»»

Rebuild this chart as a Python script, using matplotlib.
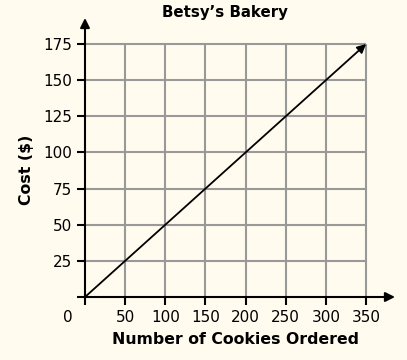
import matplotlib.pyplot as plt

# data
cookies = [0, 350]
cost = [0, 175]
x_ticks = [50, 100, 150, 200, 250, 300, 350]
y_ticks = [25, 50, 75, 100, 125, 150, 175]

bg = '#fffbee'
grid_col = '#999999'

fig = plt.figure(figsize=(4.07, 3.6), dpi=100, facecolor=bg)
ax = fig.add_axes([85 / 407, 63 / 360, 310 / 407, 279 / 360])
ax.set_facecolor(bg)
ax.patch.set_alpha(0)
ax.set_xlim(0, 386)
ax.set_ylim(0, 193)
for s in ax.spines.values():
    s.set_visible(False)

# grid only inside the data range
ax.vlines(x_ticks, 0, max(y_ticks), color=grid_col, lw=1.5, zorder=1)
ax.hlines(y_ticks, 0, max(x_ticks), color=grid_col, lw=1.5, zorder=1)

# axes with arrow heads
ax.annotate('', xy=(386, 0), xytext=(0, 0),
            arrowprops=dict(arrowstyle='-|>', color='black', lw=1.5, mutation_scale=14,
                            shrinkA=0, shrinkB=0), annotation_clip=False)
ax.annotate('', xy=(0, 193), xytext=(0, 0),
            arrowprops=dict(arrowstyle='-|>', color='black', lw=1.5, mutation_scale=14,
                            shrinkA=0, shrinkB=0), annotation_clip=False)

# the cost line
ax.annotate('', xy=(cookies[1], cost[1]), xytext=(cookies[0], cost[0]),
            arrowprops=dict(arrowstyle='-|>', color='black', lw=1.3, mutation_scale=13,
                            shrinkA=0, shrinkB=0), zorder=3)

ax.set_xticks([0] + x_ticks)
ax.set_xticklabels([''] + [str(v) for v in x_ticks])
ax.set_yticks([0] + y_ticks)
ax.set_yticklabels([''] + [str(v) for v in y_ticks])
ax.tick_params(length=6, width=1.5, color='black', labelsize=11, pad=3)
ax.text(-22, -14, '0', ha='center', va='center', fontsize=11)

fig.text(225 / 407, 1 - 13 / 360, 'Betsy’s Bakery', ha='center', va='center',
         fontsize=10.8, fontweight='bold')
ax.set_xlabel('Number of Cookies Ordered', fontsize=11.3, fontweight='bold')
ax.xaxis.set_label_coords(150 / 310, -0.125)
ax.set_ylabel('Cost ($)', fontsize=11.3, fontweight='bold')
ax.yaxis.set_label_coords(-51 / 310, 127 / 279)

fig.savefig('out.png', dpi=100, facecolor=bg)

««

* **Problem**: Reproduce the whole listing word for word, setting aside any pictures.

* **In response**:
Rebuild this chart as a Python script, using matplotlib.
import matplotlib.pyplot as plt

# data
cookies = [0, 350]
cost = [0, 175]
x_ticks = [50, 100, 150, 200, 250, 300, 350]
y_ticks = [25, 50, 75, 100, 125, 150, 175]

bg = '#fffbee'
grid_col = '#999999'

fig = plt.figure(figsize=(4.07, 3.6), dpi=100, facecolor=bg)
ax = fig.add_axes([85 / 407, 63 / 360, 310 / 407, 279 / 360])
ax.set_facecolor(bg)
ax.patch.set_alpha(0)
ax.set_xlim(0, 386)
ax.set_ylim(0, 193)
for s in ax.spines.values():
    s.set_visible(False)

# grid only inside the data range
ax.vlines(x_ticks, 0, max(y_ticks), color=grid_col, lw=1.5, zorder=1)
ax.hlines(y_ticks, 0, max(x_ticks), color=grid_col, lw=1.5, zorder=1)

# axes with arrow heads
ax.annotate('', xy=(386, 0), xytext=(0, 0),
            arrowprops=dict(arrowstyle='-|>', color='black', lw=1.5, mutation_scale=14,
                            shrinkA=0, shrinkB=0), annotation_clip=False)
ax.annotate('', xy=(0, 193), xytext=(0, 0),
            arrowprops=dict(arrowstyle='-|>', color='black', lw=1.5, mutation_scale=14,
                            shrinkA=0, shrinkB=0), annotation_clip=False)

# the cost line
ax.annotate('', xy=(cookies[1], cost[1]), xytext=(cookies[0], cost[0]),
            arrowprops=dict(arrowstyle='-|>', color='black', lw=1.3, mutation_scale=13,
                            shrinkA=0, shrinkB=0), zorder=3)

ax.set_xticks([0] + x_ticks)
ax.set_xticklabels([''] + [str(v) for v in x_ticks])
ax.set_yticks([0] + y_ticks)
ax.set_yticklabels([''] + [str(v) for v in y_ticks])
ax.tick_params(length=6, width=1.5, color='black', labelsize=11, pad=3)
ax.text(-22, -14, '0', ha='center', va='center', fontsize=11)

fig.text(225 / 407, 1 - 13 / 360, 'Betsy’s Bakery', ha='center', va='center',
         fontsize=10.8, fontweight='bold')
ax.set_xlabel('Number of Cookies Ordered', fontsize=11.3, fontweight='bold')
ax.xaxis.set_label_coords(150 / 310, -0.125)
ax.set_ylabel('Cost ($)', fontsize=11.3, fontweight='bold')
ax.yaxis.set_label_coords(-51 / 310, 127 / 279)

fig.savefig('out.png', dpi=100, facecolor=bg)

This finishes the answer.